Long Island is a great place for water sports such as diving and snorkelling, as the water here is calm and clear. You can rent a mask for as little as ₹200 a day and head out to snorkel for as long as you like. There are also plenty of dive sites around the island, and you can ask around and bargain on the spot for equipment. Usually a single dive costs around ₹2,500.
Rent a boat to other islands nearby, such as Merk’s Bay, Button Islands and Guitar Island, which is particularly fascinating because you will be the only one here on its beautiful white beach. In case you were wondering, it is called so because it looks like a guitar from the top.
Being such a tiny place that is so far away from the mainland, there is no “cuisine” per se on the island. You will, however, not go hungry. Blue Planet has your usual Indian fare, including delicious and fresh seafood, along with coffee, tea and a selection of fresh juices. For lovers of south Indian food, there is the Laxmi Hotel, which also serves north Indian snacks. While this information is not confirmed, Corner Bar sells a “special mix” in soda bottles. If alcohol is your poison, check at a roadside booth.
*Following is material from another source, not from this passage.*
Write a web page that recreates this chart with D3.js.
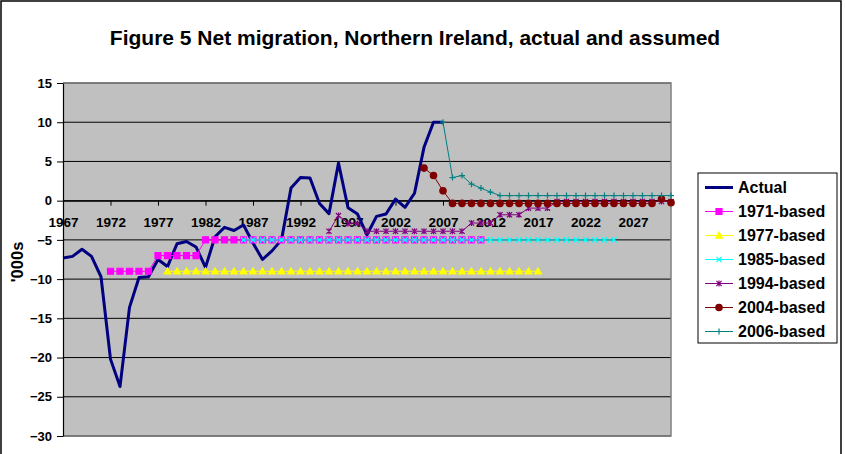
<!DOCTYPE html>
<html>
<head>
<meta charset="utf-8">
<script src="https://cdn.jsdelivr.net/npm/d3@7"></script>
<style>
  body { margin: 0; background: #fff; }
  text { font-family: Arial, "Liberation Sans", sans-serif; font-weight: bold; }
</style>
</head>
<body>
<div id="chart"></div>
<script>
// Years on the category axis
var years = d3.range(1967, 2032);
var tickYears = d3.range(1967, 2032, 5);
var yTicks = [-30, -25, -20, -15, -10, -5, 0, 5, 10, 15];

// Actual net migration ('000s), 1967-2007
var actualStart = 1967;
var actual = [-7.3, -7.1, -6.2, -7.1, -9.7, -20.2, -23.7, -13.6, -9.8, -9.7,
              -7.5, -8.4, -5.5, -5.2, -5.9, -8.5, -4.6, -3.4, -3.8, -3.1,
              -5.4, -7.5, -6.4, -5.0, 1.6, 2.95, 2.9, -0.35, -1.65, 4.8,
              -0.9, -1.7, -4.35, -2.0, -1.7, 0.2, -0.85, 0.95, 6.8, 10.0, 10.0];

// Projection assumptions
var b1971Start = 1972;
var b1971 = [-9, -9, -9, -9, -9, -7, -7, -7, -7, -7,
             -5, -5, -5, -5, -5, -5, -5, -5, -5, -5,
             -5, -5, -5, -5, -5, -5, -5, -5, -5, -5,
             -5, -5, -5, -5, -5, -5, -5, -5, -5, -5];
var b1977Start = 1978;
var b1977 = [-9, -9, -9, -9, -9, -9, -9, -9, -9, -9,
             -9, -9, -9, -9, -9, -9, -9, -9, -9, -9,
             -9, -9, -9, -9, -9, -9, -9, -9, -9, -9,
             -9, -9, -9, -9, -9, -9, -9, -9, -9, -9];
var b1985Start = 1986;
var b1985 = [-5, -5, -5, -5, -5, -5, -5, -5, -5, -5,
             -5, -5, -5, -5, -5, -5, -5, -5, -5, -5,
             -5, -5, -5, -5, -5, -5, -5, -5, -5, -5,
             -5, -5, -5, -5, -5, -5, -5, -5, -5, -5];
var b1994Start = 1995;
var b1994 = [-3.9, -1.9, -2.9, -2.9, -3.9, -3.9, -3.9, -3.9, -3.9, -3.9,
             -3.9, -3.9, -3.9, -3.9, -3.9, -2.85, -2.85, -2.85, -1.8, -1.8,
             -1.8, -0.95, -0.95, -0.95, -0.1, -0.1, -0.1, -0.1, -0.1, -0.1,
             -0.1, -0.1, -0.1, -0.1, -0.1, -0.1, -0.1];
var b2004Start = 2005;
var b2004 = [4.15, 3.2, 1.25, -0.35, -0.35, -0.35, -0.35, -0.35, -0.35, -0.35,
             -0.35, -0.35, -0.35, -0.35, -0.35, -0.35, -0.35, -0.35, -0.35, -0.35,
             -0.35, -0.35, -0.35, -0.35, -0.35, 0.2, -0.25];
var b2006Start = 2007;
var b2006 = [10.0, 2.95, 3.2, 2.1, 1.6, 1.1, 0.65, 0.65, 0.65, 0.65,
             0.65, 0.65, 0.65, 0.65, 0.65, 0.65, 0.65, 0.65, 0.65, 0.65,
             0.65, 0.65, 0.65, 0.65, 0.65];

var svgWidth = 845;
var svgHeight = 454;

var plot = { left: 63, right: 671, top: 83, bottom: 436 };

var svg = d3.select("#chart")
            .append("svg")
            .attr("width", svgWidth)
            .attr("height", svgHeight);

// outer chart border
svg.append("rect")
   .attr("x", 1).attr("y", 1)
   .attr("width", 840).attr("height", 470)
   .attr("fill", "#fff")
   .attr("stroke", "#000")
   .attr("stroke-width", 1.5);

var x = d3.scalePoint()
    .domain(years)
    .range([plot.left, plot.right]);

var y = d3.scaleLinear()
    .domain([-30, 15])
    .range([plot.bottom, plot.top]);

// plot area
svg.append("rect")
   .attr("x", plot.left).attr("y", plot.top)
   .attr("width", plot.right - plot.left)
   .attr("height", plot.bottom - plot.top)
   .attr("fill", "#c0c0c0");

// gridlines
svg.append("g")
   .selectAll("line")
   .data(yTicks)
   .enter()
   .append("line")
   .attr("x1", plot.left).attr("x2", plot.right)
   .attr("y1", d => y(d)).attr("y2", d => y(d))
   .attr("stroke", "#000")
   .attr("stroke-width", 1);

// plot area border (right/bottom/top)
svg.append("path")
   .attr("d", `M${plot.left},${plot.top}H${plot.right}V${plot.bottom}H${plot.left}`)
   .attr("fill", "none")
   .attr("stroke", "#808080")
   .attr("stroke-width", 1.5);

// y axis
var leftAxis = d3.axisLeft(y).tickValues(yTicks).tickSize(6).tickPadding(5).tickSizeOuter(0);
var yAxisG = svg.append("g")
   .attr("transform", `translate(${plot.left},0)`)
   .call(leftAxis);
yAxisG.select(".domain").attr("stroke", "#000").attr("stroke-width", 1.2);
yAxisG.selectAll("text").style("font-size", "13px").attr("fill", "#000").style("font-family", "Arial, 'Liberation Sans', sans-serif");

// x axis crossing at zero
var bottomAxis = d3.axisBottom(x).tickValues(tickYears).tickSize(5).tickPadding(12).tickSizeOuter(0);
var xAxisG = svg.append("g")
   .attr("transform", `translate(0,${y(0)})`)
   .call(bottomAxis);
xAxisG.select(".domain").attr("stroke", "#000").attr("stroke-width", 1.2);
xAxisG.selectAll("text").style("font-size", "13.5px").attr("fill", "#000").style("font-family", "Arial, 'Liberation Sans', sans-serif");

// marker shapes
var markers = {
    square: "M-3,-3H3V3H-3Z",
    triangle: "M0,-3.4L3.4,2.7H-3.4Z",
    cross: "M-2.6,-2.6L2.6,2.6M-2.6,2.6L2.6,-2.6",
    star: "M-2.6,-2.6L2.6,2.6M-2.6,2.6L2.6,-2.6M0,-3L0,3",
    circle: "M3.2,0A3.2,3.2 0 1,1 -3.2,0A3.2,3.2 0 1,1 3.2,0Z",
    plus: "M-3,0H3M0,-3V3"
};

var series = [
    { name: "Actual", start: actualStart, values: actual, color: "#000080", width: 3, marker: null },
    { name: "1971-based", start: b1971Start, values: b1971, color: "#ff00ff", width: 1, marker: "square" },
    { name: "1977-based", start: b1977Start, values: b1977, color: "#ffff00", width: 1, marker: "triangle" },
    { name: "1985-based", start: b1985Start, values: b1985, color: "#00ffff", width: 1, marker: "cross" },
    { name: "1994-based", start: b1994Start, values: b1994, color: "#800080", width: 1, marker: "star" },
    { name: "2004-based", start: b2004Start, values: b2004, color: "#800000", width: 1, marker: "circle" },
    { name: "2006-based", start: b2006Start, values: b2006, color: "#008080", width: 1, marker: "plus" }
];

var line = d3.line()
    .x(d => x(d.year))
    .y(d => y(d.value));

series.forEach(function(s) {
    var pts = s.values.map((v, i) => ({ year: s.start + i, value: v }))
                      .filter(d => d.year <= 2031);
    var g = svg.append("g");
    g.append("path")
     .datum(pts)
     .attr("d", line)
     .attr("fill", "none")
     .attr("stroke", s.color)
     .attr("stroke-width", s.width)
     .attr("stroke-linejoin", "round");
    if (s.marker) {
        var filled = s.marker === "square" || s.marker === "triangle" || s.marker === "circle";
        g.selectAll("path.m")
         .data(pts)
         .enter()
         .append("path")
         .attr("class", "m")
         .attr("transform", d => `translate(${x(d.year)},${y(d.value)})`)
         .attr("d", markers[s.marker])
         .attr("fill", filled ? s.color : "none")
         .attr("stroke", s.color)
         .attr("stroke-width", 1.2);
    }
});

// title
svg.append("text")
   .attr("x", 415)
   .attr("y", 45)
   .attr("text-anchor", "middle")
   .style("font-size", "21px")
   .text("Figure 5 Net migration, Northern Ireland, actual and assumed");

// y axis title
svg.append("text")
   .attr("transform", "translate(23,262) rotate(-90)")
   .attr("text-anchor", "middle")
   .style("font-size", "16.5px")
   .text("'000s");

// legend
var legend = svg.append("g");
legend.append("rect")
   .attr("x", 698).attr("y", 173)
   .attr("width", 139).attr("height", 170)
   .attr("fill", "#fff")
   .attr("stroke", "#000")
   .attr("stroke-width", 1);

var legendItems = legend.selectAll("g.item")
   .data(series)
   .enter()
   .append("g")
   .attr("class", "item")
   .attr("transform", (d, i) => `translate(705,${187.5 + i * 24})`);

legendItems.append("line")
   .attr("x1", 0).attr("x2", 28)
   .attr("y1", 0).attr("y2", 0)
   .attr("stroke", d => d.color)
   .attr("stroke-width", d => d.width);

legendItems.filter(d => d.marker)
   .append("path")
   .attr("transform", "translate(14,0)")
   .attr("d", d => markers[d.marker])
   .attr("fill", d => (d.marker === "square" || d.marker === "triangle" || d.marker === "circle") ? d.color : "none")
   .attr("stroke", d => d.color)
   .attr("stroke-width", 1.2);

legendItems.append("text")
   .attr("x", 33)
   .attr("y", 5.5)
   .style("font-size", "16px")
   .text(d => d.name);
</script>
</body>
</html>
Andaman Island sees its best weather, which is bright sunshine, from December to February. And so naturally, this is also when it see the highest influx of tourists. The weather improves on Long Island post mid-October. Before then, however, from June onwards, the island sees heavy rain and the weather is super humid.
You can reach Long Island from Port Blair, the capital of Andaman and Nicobar.
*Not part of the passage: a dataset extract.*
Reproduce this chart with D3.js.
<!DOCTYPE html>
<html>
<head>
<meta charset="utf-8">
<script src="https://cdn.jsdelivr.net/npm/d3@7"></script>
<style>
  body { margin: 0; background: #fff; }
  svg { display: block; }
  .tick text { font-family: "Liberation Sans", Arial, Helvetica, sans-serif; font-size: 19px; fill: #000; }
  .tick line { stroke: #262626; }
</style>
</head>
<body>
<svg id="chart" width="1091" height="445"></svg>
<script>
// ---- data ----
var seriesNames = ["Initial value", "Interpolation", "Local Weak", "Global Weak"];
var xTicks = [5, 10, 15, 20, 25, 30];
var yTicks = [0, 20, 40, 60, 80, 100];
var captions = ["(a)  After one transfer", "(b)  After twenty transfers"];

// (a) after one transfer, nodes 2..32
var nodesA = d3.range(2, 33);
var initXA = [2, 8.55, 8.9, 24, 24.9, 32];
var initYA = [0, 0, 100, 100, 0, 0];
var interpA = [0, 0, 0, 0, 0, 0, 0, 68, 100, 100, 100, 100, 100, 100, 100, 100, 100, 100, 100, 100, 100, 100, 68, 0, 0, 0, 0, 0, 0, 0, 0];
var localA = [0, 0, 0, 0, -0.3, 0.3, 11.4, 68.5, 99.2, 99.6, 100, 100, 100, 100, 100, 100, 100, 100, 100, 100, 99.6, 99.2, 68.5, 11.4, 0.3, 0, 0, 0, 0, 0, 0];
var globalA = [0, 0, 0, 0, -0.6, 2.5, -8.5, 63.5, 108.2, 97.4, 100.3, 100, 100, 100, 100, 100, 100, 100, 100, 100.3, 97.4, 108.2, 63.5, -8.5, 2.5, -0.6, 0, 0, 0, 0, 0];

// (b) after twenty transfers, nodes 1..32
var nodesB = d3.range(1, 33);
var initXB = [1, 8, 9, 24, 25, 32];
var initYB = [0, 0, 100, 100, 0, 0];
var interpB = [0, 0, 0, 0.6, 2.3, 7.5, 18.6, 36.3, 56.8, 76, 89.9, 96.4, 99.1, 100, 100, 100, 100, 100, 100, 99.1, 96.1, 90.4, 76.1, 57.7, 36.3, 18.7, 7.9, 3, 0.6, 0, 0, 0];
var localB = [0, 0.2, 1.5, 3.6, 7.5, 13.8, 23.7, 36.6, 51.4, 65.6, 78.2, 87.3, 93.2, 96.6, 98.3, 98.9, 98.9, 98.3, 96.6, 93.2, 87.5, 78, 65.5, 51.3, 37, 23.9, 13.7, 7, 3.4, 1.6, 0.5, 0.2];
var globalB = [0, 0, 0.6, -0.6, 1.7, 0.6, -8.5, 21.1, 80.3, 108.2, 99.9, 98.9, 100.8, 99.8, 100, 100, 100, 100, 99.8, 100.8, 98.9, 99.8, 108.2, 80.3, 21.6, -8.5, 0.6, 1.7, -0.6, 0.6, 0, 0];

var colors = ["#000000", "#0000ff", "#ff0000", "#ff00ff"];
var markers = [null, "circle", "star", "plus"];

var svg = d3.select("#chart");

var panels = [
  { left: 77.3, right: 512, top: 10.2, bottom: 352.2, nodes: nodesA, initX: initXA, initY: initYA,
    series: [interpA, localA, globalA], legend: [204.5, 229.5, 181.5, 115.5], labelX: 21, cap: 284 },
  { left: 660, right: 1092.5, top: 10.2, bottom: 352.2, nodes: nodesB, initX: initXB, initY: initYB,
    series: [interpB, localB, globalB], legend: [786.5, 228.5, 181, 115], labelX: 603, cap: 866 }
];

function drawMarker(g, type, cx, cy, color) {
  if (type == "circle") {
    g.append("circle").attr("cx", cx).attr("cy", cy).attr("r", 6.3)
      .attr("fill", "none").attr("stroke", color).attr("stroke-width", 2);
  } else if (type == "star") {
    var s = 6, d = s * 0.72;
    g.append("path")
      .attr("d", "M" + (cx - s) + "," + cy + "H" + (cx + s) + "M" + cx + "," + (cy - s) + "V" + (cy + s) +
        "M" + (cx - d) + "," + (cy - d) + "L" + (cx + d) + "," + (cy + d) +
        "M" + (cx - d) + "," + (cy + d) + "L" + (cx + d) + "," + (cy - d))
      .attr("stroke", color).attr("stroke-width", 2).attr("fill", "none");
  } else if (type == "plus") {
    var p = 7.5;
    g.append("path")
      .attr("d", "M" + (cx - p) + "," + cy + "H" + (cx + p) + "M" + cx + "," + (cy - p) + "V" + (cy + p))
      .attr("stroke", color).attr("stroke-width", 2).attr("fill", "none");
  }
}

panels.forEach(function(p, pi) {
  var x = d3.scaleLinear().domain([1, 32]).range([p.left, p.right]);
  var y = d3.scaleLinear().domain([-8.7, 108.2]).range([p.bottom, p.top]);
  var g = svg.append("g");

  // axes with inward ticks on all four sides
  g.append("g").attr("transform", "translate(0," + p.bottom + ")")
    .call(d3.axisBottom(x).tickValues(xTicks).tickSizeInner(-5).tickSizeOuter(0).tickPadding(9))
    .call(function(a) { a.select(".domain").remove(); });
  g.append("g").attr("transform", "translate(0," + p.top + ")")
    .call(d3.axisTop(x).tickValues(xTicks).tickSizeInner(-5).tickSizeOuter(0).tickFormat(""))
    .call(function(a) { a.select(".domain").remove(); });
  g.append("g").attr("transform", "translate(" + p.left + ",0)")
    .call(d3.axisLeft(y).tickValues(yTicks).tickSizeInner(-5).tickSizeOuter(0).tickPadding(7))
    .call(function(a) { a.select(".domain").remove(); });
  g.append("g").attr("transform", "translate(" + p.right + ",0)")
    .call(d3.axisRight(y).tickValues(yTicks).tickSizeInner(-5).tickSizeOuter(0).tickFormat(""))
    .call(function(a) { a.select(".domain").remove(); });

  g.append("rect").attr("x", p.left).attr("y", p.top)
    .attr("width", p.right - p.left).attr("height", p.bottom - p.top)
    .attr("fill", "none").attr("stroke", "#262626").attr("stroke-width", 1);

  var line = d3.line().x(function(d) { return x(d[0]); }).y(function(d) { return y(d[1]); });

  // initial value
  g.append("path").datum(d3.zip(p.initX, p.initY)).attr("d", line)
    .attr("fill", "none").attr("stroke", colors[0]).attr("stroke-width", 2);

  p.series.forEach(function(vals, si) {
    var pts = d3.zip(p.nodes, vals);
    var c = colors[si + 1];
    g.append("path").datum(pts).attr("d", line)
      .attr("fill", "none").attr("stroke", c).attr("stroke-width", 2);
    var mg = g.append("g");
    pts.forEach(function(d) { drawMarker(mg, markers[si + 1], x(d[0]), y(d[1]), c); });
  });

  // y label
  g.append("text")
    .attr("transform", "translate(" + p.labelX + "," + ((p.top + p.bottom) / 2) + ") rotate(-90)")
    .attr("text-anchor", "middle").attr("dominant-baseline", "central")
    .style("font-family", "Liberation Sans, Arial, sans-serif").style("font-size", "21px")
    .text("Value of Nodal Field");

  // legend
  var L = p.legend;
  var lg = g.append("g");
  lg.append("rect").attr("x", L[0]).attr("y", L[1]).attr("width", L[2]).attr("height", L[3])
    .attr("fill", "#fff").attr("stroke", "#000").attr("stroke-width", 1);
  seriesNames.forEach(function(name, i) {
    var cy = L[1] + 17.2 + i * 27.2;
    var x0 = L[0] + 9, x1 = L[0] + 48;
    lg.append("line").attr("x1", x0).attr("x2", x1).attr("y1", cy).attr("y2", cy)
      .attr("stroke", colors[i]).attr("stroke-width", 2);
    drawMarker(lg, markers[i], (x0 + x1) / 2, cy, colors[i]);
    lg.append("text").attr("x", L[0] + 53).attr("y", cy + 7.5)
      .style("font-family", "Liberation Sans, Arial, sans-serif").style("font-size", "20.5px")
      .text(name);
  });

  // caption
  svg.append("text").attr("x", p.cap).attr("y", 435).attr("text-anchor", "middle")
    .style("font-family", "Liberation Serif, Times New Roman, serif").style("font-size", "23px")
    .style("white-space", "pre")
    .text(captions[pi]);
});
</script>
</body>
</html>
By air: There are several flights to Port Blair from all major Indian cities. The cheapest one is from Chennai at ₹11,000 onwards.
By ferry: From Chennai and Kolkata, you can also take a ferry to Port Blair. Find all information on tickets and schedule.
From Port Blair to Long Island:
By ferry: A ferry will take you to Long Island at 6.15am on Monday, Wednesday, Friday and Saturday, on a journey that takes around five hours. Buy the tickets a day in advance, as they run out soon. A single ticket will cost you ₹190.
By road: In Port Blair, head to the State Transport Bus Stand, and a bus to Rangat. It'll cost you ₹200 and take anywhere between six to eight hours. From Rangat, take another 30-minute bus ride to Yerrata Jetty for ₹10. At the jetty, catch a ferry to Long Island (one leaves at 9am, the other at 4pm) for ₹9 per person. It takes around an hour to its destination.
Long Island is tiny with no motor vehicles. So the best way to explore it is on foot.
There are only two places to stay on Long Island.
Till a while ago, Blue Planet, with its basic rooms, was the only place to stay on Long Island. Today the owners have accommodation on two parts of the island. One is a tree house, with 10 thatched rooms, around 10 minutes from the beach. The ancient padauk tree, in the centre of the complex, lends shade to the rooms and keeps them cool.
Large room with attached bathroom and bath tub: ₹2,000 (Little Andaman); Family room with three beds and attached bathroom: ₹2,500 (Guitar); Smaller double room with attached bathroom: ₹1,500 (Strait, Ross,and Smith); Budget rooms: ₹500
There is also the Blue Planet Resort with bamboo cottages. Prices are ₹3,000 per night for the 2-bedroom cottages and ₹2,000 for a 1-bedroom cottage.
There is also a new Forest Resthouse with three rooms and some basic facilities at ₹500 per night.